Abstract

As a failure occurs, the affected traffic is quickly rerouted to backup paths for a network performing a fast protection scheme. Such a prompt reaction is aimed to reduce the damages caused by a failure. However, in some cases, the rerouted traffic may cause congestion along the backup paths which would lead to more packet losses than purely discarded affected flows. In this paper, we propose a load-balanced fast local protection scheme called Non-Weighted Interface Specific Routing (NISR) for determining the working and backup routing tables of IP routers. We jointly consider protection switching time, network survivability, and traffic load distribution together in the proposed scheme. In NISR, once a failure occurs, only the nodes adjacent to a failure divert affected traffic to backup paths. This local reaction process guarantees fast protection switching and reduces failure recovery time. Unlike the conventional IP routing, our approach relaxes the shortest path routing in computing working and backup routing tables. Most importantly, each interface in a router has its own routing tables.
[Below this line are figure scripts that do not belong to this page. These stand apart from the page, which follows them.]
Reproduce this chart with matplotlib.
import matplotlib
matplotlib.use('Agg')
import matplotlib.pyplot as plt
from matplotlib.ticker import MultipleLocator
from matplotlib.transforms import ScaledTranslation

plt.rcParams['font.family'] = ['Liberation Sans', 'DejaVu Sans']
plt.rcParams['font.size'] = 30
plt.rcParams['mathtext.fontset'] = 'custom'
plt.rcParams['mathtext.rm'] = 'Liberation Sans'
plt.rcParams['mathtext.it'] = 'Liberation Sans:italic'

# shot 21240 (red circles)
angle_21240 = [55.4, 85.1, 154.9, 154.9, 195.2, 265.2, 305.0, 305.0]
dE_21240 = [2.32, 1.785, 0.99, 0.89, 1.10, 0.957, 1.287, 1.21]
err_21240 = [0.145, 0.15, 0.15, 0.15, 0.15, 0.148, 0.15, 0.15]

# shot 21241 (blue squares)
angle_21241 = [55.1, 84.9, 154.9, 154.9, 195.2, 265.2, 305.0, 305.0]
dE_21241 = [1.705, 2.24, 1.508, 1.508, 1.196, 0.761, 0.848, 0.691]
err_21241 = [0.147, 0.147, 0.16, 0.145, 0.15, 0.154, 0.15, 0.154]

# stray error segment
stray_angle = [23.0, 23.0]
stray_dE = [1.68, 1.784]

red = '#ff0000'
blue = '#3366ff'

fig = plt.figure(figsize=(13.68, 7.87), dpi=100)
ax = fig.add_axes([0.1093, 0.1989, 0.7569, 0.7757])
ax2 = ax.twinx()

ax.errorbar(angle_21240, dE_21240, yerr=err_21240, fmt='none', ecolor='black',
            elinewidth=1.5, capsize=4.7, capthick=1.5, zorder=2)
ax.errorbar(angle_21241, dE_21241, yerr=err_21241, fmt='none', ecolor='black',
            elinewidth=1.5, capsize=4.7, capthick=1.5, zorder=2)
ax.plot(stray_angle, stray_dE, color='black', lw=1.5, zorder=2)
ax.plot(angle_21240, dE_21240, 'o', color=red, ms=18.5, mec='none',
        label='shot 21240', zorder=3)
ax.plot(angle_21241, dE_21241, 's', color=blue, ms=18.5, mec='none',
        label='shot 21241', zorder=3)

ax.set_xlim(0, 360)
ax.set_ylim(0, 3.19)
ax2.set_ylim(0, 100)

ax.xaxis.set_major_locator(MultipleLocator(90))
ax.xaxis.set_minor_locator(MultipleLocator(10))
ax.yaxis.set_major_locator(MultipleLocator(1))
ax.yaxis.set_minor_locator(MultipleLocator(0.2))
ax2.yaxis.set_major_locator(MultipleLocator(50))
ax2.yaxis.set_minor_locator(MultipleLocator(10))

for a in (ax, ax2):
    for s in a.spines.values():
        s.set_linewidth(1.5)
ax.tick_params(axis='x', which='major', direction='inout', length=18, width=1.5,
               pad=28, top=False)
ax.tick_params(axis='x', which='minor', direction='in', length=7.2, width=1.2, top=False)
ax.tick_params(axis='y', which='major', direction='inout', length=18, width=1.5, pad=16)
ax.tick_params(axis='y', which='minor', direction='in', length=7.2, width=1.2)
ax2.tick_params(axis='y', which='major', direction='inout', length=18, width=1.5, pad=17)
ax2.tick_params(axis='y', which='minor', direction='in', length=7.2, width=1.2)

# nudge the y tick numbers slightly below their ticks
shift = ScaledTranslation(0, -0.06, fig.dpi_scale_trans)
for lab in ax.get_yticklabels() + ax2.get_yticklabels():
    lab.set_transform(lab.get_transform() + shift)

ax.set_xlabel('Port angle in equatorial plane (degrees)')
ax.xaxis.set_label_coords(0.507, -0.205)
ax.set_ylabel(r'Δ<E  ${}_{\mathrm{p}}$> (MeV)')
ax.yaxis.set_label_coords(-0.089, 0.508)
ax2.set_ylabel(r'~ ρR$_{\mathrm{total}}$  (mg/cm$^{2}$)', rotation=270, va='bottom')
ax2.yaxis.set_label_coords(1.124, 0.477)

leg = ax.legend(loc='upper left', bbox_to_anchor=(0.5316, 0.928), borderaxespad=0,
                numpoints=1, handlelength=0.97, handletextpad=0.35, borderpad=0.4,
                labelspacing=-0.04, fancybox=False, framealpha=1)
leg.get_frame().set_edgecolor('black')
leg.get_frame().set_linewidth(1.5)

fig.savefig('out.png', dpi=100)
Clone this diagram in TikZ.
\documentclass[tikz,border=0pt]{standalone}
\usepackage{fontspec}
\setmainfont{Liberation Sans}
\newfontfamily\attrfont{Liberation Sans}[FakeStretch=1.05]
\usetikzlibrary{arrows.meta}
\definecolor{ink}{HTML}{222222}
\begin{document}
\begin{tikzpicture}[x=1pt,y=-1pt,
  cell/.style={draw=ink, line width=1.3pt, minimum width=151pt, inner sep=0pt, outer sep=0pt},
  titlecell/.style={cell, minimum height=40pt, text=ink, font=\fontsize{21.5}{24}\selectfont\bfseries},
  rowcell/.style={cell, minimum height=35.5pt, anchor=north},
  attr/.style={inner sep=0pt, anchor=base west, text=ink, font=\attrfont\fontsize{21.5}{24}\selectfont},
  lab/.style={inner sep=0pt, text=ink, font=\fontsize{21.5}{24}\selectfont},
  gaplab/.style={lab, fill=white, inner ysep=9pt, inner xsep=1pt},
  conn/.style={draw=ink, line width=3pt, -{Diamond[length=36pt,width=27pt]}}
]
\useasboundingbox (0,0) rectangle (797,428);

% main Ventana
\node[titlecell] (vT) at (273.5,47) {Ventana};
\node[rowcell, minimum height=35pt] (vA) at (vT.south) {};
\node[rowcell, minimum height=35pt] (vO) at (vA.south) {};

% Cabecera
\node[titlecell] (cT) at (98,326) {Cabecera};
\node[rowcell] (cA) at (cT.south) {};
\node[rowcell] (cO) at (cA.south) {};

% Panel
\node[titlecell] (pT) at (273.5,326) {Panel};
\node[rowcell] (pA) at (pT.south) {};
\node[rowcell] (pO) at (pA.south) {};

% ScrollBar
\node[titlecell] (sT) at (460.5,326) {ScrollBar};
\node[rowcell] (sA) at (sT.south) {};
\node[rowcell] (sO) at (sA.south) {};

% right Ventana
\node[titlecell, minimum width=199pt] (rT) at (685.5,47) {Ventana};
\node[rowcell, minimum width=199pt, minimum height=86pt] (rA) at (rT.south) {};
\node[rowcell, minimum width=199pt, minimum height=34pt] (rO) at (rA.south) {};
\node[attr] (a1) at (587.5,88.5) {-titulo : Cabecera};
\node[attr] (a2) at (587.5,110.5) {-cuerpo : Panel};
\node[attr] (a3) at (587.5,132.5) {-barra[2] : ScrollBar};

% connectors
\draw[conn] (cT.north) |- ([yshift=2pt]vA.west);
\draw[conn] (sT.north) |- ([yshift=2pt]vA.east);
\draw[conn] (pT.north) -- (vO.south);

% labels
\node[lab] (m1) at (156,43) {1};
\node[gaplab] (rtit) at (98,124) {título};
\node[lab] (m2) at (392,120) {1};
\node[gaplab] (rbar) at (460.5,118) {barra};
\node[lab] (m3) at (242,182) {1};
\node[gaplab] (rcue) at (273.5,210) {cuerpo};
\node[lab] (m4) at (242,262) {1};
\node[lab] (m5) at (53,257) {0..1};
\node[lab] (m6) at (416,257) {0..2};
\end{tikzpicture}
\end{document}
Combining the interface specific routing with the shortest path relaxation provides greater routing flexibility to enhance network survivability and load balancing. We formulate this as a mixed integer programming problem in which the traffic load on the most congested link is to be minimized. Since this problem is intractable by its NP-hard nature, we further decompose it into several sub-problems which are solved optimally and their solutions combined to provide a solution to the original problem. We perform experiments on some benchmark networks and compare the proposed scheme to several well-known schemes (including LFA, ECMP, OSPF, and NLB) on survivability ratio, link load distribution, and average path length for both normal and failure states. Through numerical results, we delineate that the proposed scheme achieves a sub-optimal solution, which is better for its high survivability and load balancing at the expense of slightly raising the average path hop count.